PROBLEM REQUIREMENTS: Reproduce all the entries exactly and keep the pictures out.

PROVIDED DATA:
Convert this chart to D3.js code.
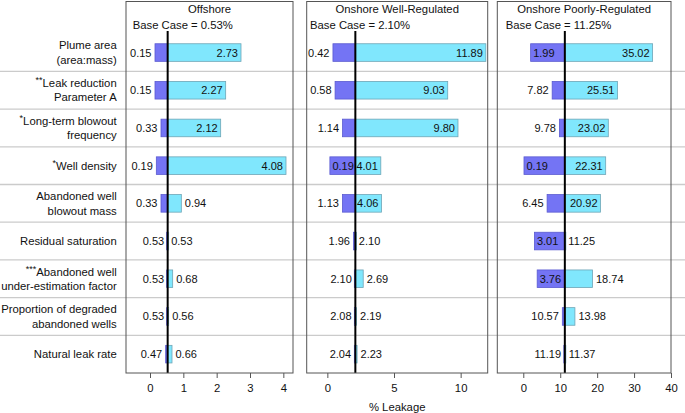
<!DOCTYPE html>
<html><head><meta charset="utf-8">
<script src="https://cdn.jsdelivr.net/npm/d3@7"></script>
<style>
html,body{margin:0;padding:0;background:#fff;}
svg{display:block;font-family:"Liberation Sans",Arial,Helvetica,sans-serif;}
</style></head>
<body>
<svg id="chart" width="685" height="413"></svg>
<script>
// ---------- DATA ----------
const categories = ["Plume area\n(area:mass)", "Leak reduction\nParameter A", "Long-term blowout\nfrequency", "Well density", "Abandoned well\nblowout mass", "Residual saturation", "Abandoned well\nunder-estimation factor", "Proportion of degraded\nabandoned wells", "Natural leak rate"];
const stars = ["", "**", "*", "*", "", "", "***", "", ""];
const scenarios = ["Offshore", "Onshore Well-Regulated", "Onshore Poorly-Regulated"];
const baseCases = [0.53, 2.10, 11.25];
const baseLabels = ["0.53%", "2.10%", "11.25%"];
const offshoreLow  = [0.15, 0.15, 0.33, 0.19, 0.33, 0.53, 0.53, 0.53, 0.47];
const offshoreHigh = [2.73, 2.27, 2.12, 4.08, 0.94, 0.53, 0.68, 0.56, 0.66];
const wellLow  = [0.42, 0.58, 1.14, 0.19, 1.13, 1.96, 2.10, 2.08, 2.04];
const wellHigh = [11.89, 9.03, 9.80, 4.01, 4.06, 2.10, 2.69, 2.19, 2.23];
const poorLow  = [1.99, 7.82, 9.78, 0.19, 6.45, 3.01, 3.76, 10.57, 11.19];
const poorHigh = [35.02, 25.51, 23.02, 22.31, 20.92, 11.25, 18.74, 13.98, 11.37];
const ticksOffshore = [0, 1, 2, 3, 4];
const ticksWell = [0, 5, 10];
const ticksPoor = [0, 10, 20, 30, 40];
const xTitle = "% Leakage";

// ---------- LAYOUT ----------
(function () {
const W = 685, H = 413;
const rowsTop = 33.7, rowsBottom = 373, panelTop = 1.5;
const panels = [
  {x0: 126, x1: 293, dom: [-0.72, 4.29], low: offshoreLow, high: offshoreHigh, ticks: ticksOffshore, baseDx: 6.7},
  {x0: 306.7, x1: 487.7, dom: [-1.55, 12.03], low: wellLow, high: wellHigh, ticks: ticksWell, baseDx: 3.3},
  {x0: 497.3, x1: 671, dom: [-7.04, 40], low: poorLow, high: poorHigh, ticks: ticksPoor, baseDx: 8.4}
];
const FS = 11.3, VFS = 11;
const purple = "#7474f4", purpleStroke = "#5b5bd0";
const cyan = "#80e7fd", cyanStroke = "#6ea5b6";

const svg = d3.select("#chart");
const y = d3.scaleBand().domain(d3.range(categories.length)).range([rowsTop, rowsBottom]).padding(0);
const barH = 17.6;

// separators
svg.append("g").selectAll("line").data(d3.range(1, categories.length)).join("line")
  .attr("x1", 0).attr("x2", W)
  .attr("y1", i => y(i)).attr("y2", i => y(i))
  .attr("stroke", "#cbcbcb").attr("stroke-width", 1.3);

// category labels
const lab = svg.append("g").attr("font-size", FS).attr("fill", "#111").attr("text-anchor", "end");
categories.forEach((c, i) => {
  const lines = c.split("\n");
  const cy = y(i) + y.bandwidth() / 2;
  const lh = 14.3;
  const y0 = cy - (lines.length - 1) * lh / 2 + 4;
  lines.forEach((ln, j) => {
    const t = lab.append("text").attr("x", 116.7).attr("y", y0 + j * lh);
    if (j === 0 && stars[i]) {
      t.append("tspan").attr("font-size", 9).attr("dy", -4).text(stars[i]);
      t.append("tspan").attr("dy", 4).text(ln);
    } else t.text(ln);
  });
});

panels.forEach((p, k) => {
  const x = d3.scaleLinear().domain(p.dom).range([p.x0, p.x1]);
  const g = svg.append("g");
  const base = baseCases[k];
  // low bars
  g.selectAll("rect.low").data(p.low).join("rect").attr("class", "low")
    .attr("x", d => Math.min(x(d), x(base) - 1))
    .attr("width", d => Math.max(x(base) - x(d), 1))
    .attr("y", (d, i) => y(i) + y.bandwidth() / 2 - barH / 2)
    .attr("height", barH)
    .attr("fill", purple).attr("stroke", purpleStroke).attr("stroke-width", 0.8);
  // high bars
  g.selectAll("rect.high").data(p.high).join("rect").attr("class", "high")
    .attr("x", x(base))
    .attr("width", d => Math.max(x(d) - x(base), 1))
    .attr("y", (d, i) => y(i) + y.bandwidth() / 2 - barH / 2)
    .attr("height", barH)
    .attr("fill", cyan).attr("stroke", cyanStroke).attr("stroke-width", 0.8);
  // base line
  g.append("line").attr("x1", x(base)).attr("x2", x(base)).attr("y1", 31).attr("y2", rowsBottom)
    .attr("stroke", "#000").attr("stroke-width", 2);
  // value labels
  const vl = g.append("g").attr("font-size", VFS).attr("fill", "#111");
  p.low.forEach((d, i) => {
    const cy = y(i) + y.bandwidth() / 2 + 4;
    const t = vl.append("text").attr("y", cy).text(d.toFixed(2));
    const tw = t.node().getComputedTextLength();
    const bw = x(base) - x(d);
    if (bw > tw + 3) t.attr("x", x(d) + 2.5).attr("text-anchor", "start");
    else t.attr("x", x(d) - 3.5).attr("text-anchor", "end");
  });
  p.high.forEach((d, i) => {
    const cy = y(i) + y.bandwidth() / 2 + 4;
    const t = vl.append("text").attr("y", cy).text(d.toFixed(2));
    const tw = t.node().getComputedTextLength();
    const bw = x(d) - x(base);
    if (bw > tw + 3) t.attr("x", x(d) - 3).attr("text-anchor", "end");
    else t.attr("x", x(d) + 3.5).attr("text-anchor", "start");
  });
  // panel border
  svg.append("rect").attr("x", p.x0).attr("y", panelTop).attr("width", p.x1 - p.x0).attr("height", rowsBottom - panelTop)
    .attr("fill", "none").attr("stroke", "#555").attr("stroke-width", 1);
  // titles
  svg.append("text").attr("x", (p.x0 + p.x1) / 2).attr("y", 13).attr("text-anchor", "middle")
    .attr("font-size", FS).attr("fill", "#111").text(scenarios[k]);
  svg.append("text").attr("x", p.x0 + p.baseDx).attr("y", 29).attr("text-anchor", "start")
    .attr("font-size", FS).attr("fill", "#111").text("Base Case = " + baseLabels[k]);
  // axis
  const ax = d3.axisBottom(x).tickValues(p.ticks).tickSize(5).tickPadding(6).tickFormat(d3.format("d"));
  const axg = svg.append("g").attr("transform", `translate(0,${rowsBottom})`).call(ax);
  axg.select(".domain").remove();
  axg.selectAll(".tick line").attr("stroke", "#555");
  axg.selectAll(".tick text").attr("font-size", FS).attr("fill", "#111").attr("font-family", null);
});

svg.append("text").attr("x", (panels[1].x0 + panels[1].x1) / 2).attr("y", 410.5).attr("text-anchor", "middle")
  .attr("font-size", FS).attr("fill", "#111").text(xTitle);
})();
</script>
</body></html>
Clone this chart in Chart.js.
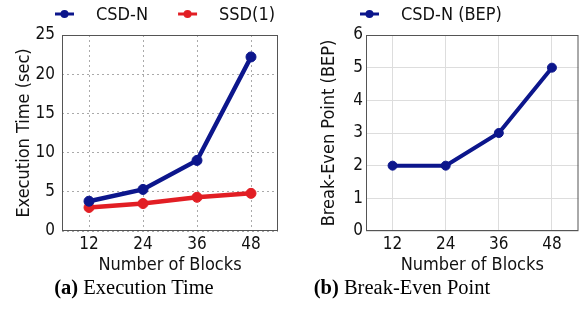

WRITTEN ANSWER:
Convert this chart to D3.js code.
<!DOCTYPE html>
<html><head><meta charset="utf-8">
<script src="https://cdn.jsdelivr.net/npm/d3@7"></script>
<style>
html,body{margin:0;padding:0;background:#fff;}
svg{display:block;font-family:"Liberation Sans",Arial,Helvetica,sans-serif;}
</style></head>
<body>
<svg id="chart" width="685" height="413"></svg>
<script>
// ---------- DATA ----------
const categories = ["Plume area\n(area:mass)", "Leak reduction\nParameter A", "Long-term blowout\nfrequency", "Well density", "Abandoned well\nblowout mass", "Residual saturation", "Abandoned well\nunder-estimation factor", "Proportion of degraded\nabandoned wells", "Natural leak rate"];
const stars = ["", "**", "*", "*", "", "", "***", "", ""];
const scenarios = ["Offshore", "Onshore Well-Regulated", "Onshore Poorly-Regulated"];
const baseCases = [0.53, 2.10, 11.25];
const baseLabels = ["0.53%", "2.10%", "11.25%"];
const offshoreLow  = [0.15, 0.15, 0.33, 0.19, 0.33, 0.53, 0.53, 0.53, 0.47];
const offshoreHigh = [2.73, 2.27, 2.12, 4.08, 0.94, 0.53, 0.68, 0.56, 0.66];
const wellLow  = [0.42, 0.58, 1.14, 0.19, 1.13, 1.96, 2.10, 2.08, 2.04];
const wellHigh = [11.89, 9.03, 9.80, 4.01, 4.06, 2.10, 2.69, 2.19, 2.23];
const poorLow  = [1.99, 7.82, 9.78, 0.19, 6.45, 3.01, 3.76, 10.57, 11.19];
const poorHigh = [35.02, 25.51, 23.02, 22.31, 20.92, 11.25, 18.74, 13.98, 11.37];
const ticksOffshore = [0, 1, 2, 3, 4];
const ticksWell = [0, 5, 10];
const ticksPoor = [0, 10, 20, 30, 40];
const xTitle = "% Leakage";

// ---------- LAYOUT ----------
(function () {
const W = 685, H = 413;
const rowsTop = 33.7, rowsBottom = 373, panelTop = 1.5;
const panels = [
  {x0: 126, x1: 293, dom: [-0.72, 4.29], low: offshoreLow, high: offshoreHigh, ticks: ticksOffshore, baseDx: 6.7},
  {x0: 306.7, x1: 487.7, dom: [-1.55, 12.03], low: wellLow, high: wellHigh, ticks: ticksWell, baseDx: 3.3},
  {x0: 497.3, x1: 671, dom: [-7.04, 40], low: poorLow, high: poorHigh, ticks: ticksPoor, baseDx: 8.4}
];
const FS = 11.3, VFS = 11;
const purple = "#7474f4", purpleStroke = "#5b5bd0";
const cyan = "#80e7fd", cyanStroke = "#6ea5b6";

const svg = d3.select("#chart");
const y = d3.scaleBand().domain(d3.range(categories.length)).range([rowsTop, rowsBottom]).padding(0);
const barH = 17.6;

// separators
svg.append("g").selectAll("line").data(d3.range(1, categories.length)).join("line")
  .attr("x1", 0).attr("x2", W)
  .attr("y1", i => y(i)).attr("y2", i => y(i))
  .attr("stroke", "#cbcbcb").attr("stroke-width", 1.3);

// category labels
const lab = svg.append("g").attr("font-size", FS).attr("fill", "#111").attr("text-anchor", "end");
categories.forEach((c, i) => {
  const lines = c.split("\n");
  const cy = y(i) + y.bandwidth() / 2;
  const lh = 14.3;
  const y0 = cy - (lines.length - 1) * lh / 2 + 4;
  lines.forEach((ln, j) => {
    const t = lab.append("text").attr("x", 116.7).attr("y", y0 + j * lh);
    if (j === 0 && stars[i]) {
      t.append("tspan").attr("font-size", 9).attr("dy", -4).text(stars[i]);
      t.append("tspan").attr("dy", 4).text(ln);
    } else t.text(ln);
  });
});

panels.forEach((p, k) => {
  const x = d3.scaleLinear().domain(p.dom).range([p.x0, p.x1]);
  const g = svg.append("g");
  const base = baseCases[k];
  // low bars
  g.selectAll("rect.low").data(p.low).join("rect").attr("class", "low")
    .attr("x", d => Math.min(x(d), x(base) - 1))
    .attr("width", d => Math.max(x(base) - x(d), 1))
    .attr("y", (d, i) => y(i) + y.bandwidth() / 2 - barH / 2)
    .attr("height", barH)
    .attr("fill", purple).attr("stroke", purpleStroke).attr("stroke-width", 0.8);
  // high bars
  g.selectAll("rect.high").data(p.high).join("rect").attr("class", "high")
    .attr("x", x(base))
    .attr("width", d => Math.max(x(d) - x(base), 1))
    .attr("y", (d, i) => y(i) + y.bandwidth() / 2 - barH / 2)
    .attr("height", barH)
    .attr("fill", cyan).attr("stroke", cyanStroke).attr("stroke-width", 0.8);
  // base line
  g.append("line").attr("x1", x(base)).attr("x2", x(base)).attr("y1", 31).attr("y2", rowsBottom)
    .attr("stroke", "#000").attr("stroke-width", 2);
  // value labels
  const vl = g.append("g").attr("font-size", VFS).attr("fill", "#111");
  p.low.forEach((d, i) => {
    const cy = y(i) + y.bandwidth() / 2 + 4;
    const t = vl.append("text").attr("y", cy).text(d.toFixed(2));
    const tw = t.node().getComputedTextLength();
    const bw = x(base) - x(d);
    if (bw > tw + 3) t.attr("x", x(d) + 2.5).attr("text-anchor", "start");
    else t.attr("x", x(d) - 3.5).attr("text-anchor", "end");
  });
  p.high.forEach((d, i) => {
    const cy = y(i) + y.bandwidth() / 2 + 4;
    const t = vl.append("text").attr("y", cy).text(d.toFixed(2));
    const tw = t.node().getComputedTextLength();
    const bw = x(d) - x(base);
    if (bw > tw + 3) t.attr("x", x(d) - 3).attr("text-anchor", "end");
    else t.attr("x", x(d) + 3.5).attr("text-anchor", "start");
  });
  // panel border
  svg.append("rect").attr("x", p.x0).attr("y", panelTop).attr("width", p.x1 - p.x0).attr("height", rowsBottom - panelTop)
    .attr("fill", "none").attr("stroke", "#555").attr("stroke-width", 1);
  // titles
  svg.append("text").attr("x", (p.x0 + p.x1) / 2).attr("y", 13).attr("text-anchor", "middle")
    .attr("font-size", FS).attr("fill", "#111").text(scenarios[k]);
  svg.append("text").attr("x", p.x0 + p.baseDx).attr("y", 29).attr("text-anchor", "start")
    .attr("font-size", FS).attr("fill", "#111").text("Base Case = " + baseLabels[k]);
  // axis
  const ax = d3.axisBottom(x).tickValues(p.ticks).tickSize(5).tickPadding(6).tickFormat(d3.format("d"));
  const axg = svg.append("g").attr("transform", `translate(0,${rowsBottom})`).call(ax);
  axg.select(".domain").remove();
  axg.selectAll(".tick line").attr("stroke", "#555");
  axg.selectAll(".tick text").attr("font-size", FS).attr("fill", "#111").attr("font-family", null);
});

svg.append("text").attr("x", (panels[1].x0 + panels[1].x1) / 2).attr("y", 410.5).attr("text-anchor", "middle")
  .attr("font-size", FS).attr("fill", "#111").text(xTitle);
})();
</script>
</body></html>
Clone this chart in Chart.js.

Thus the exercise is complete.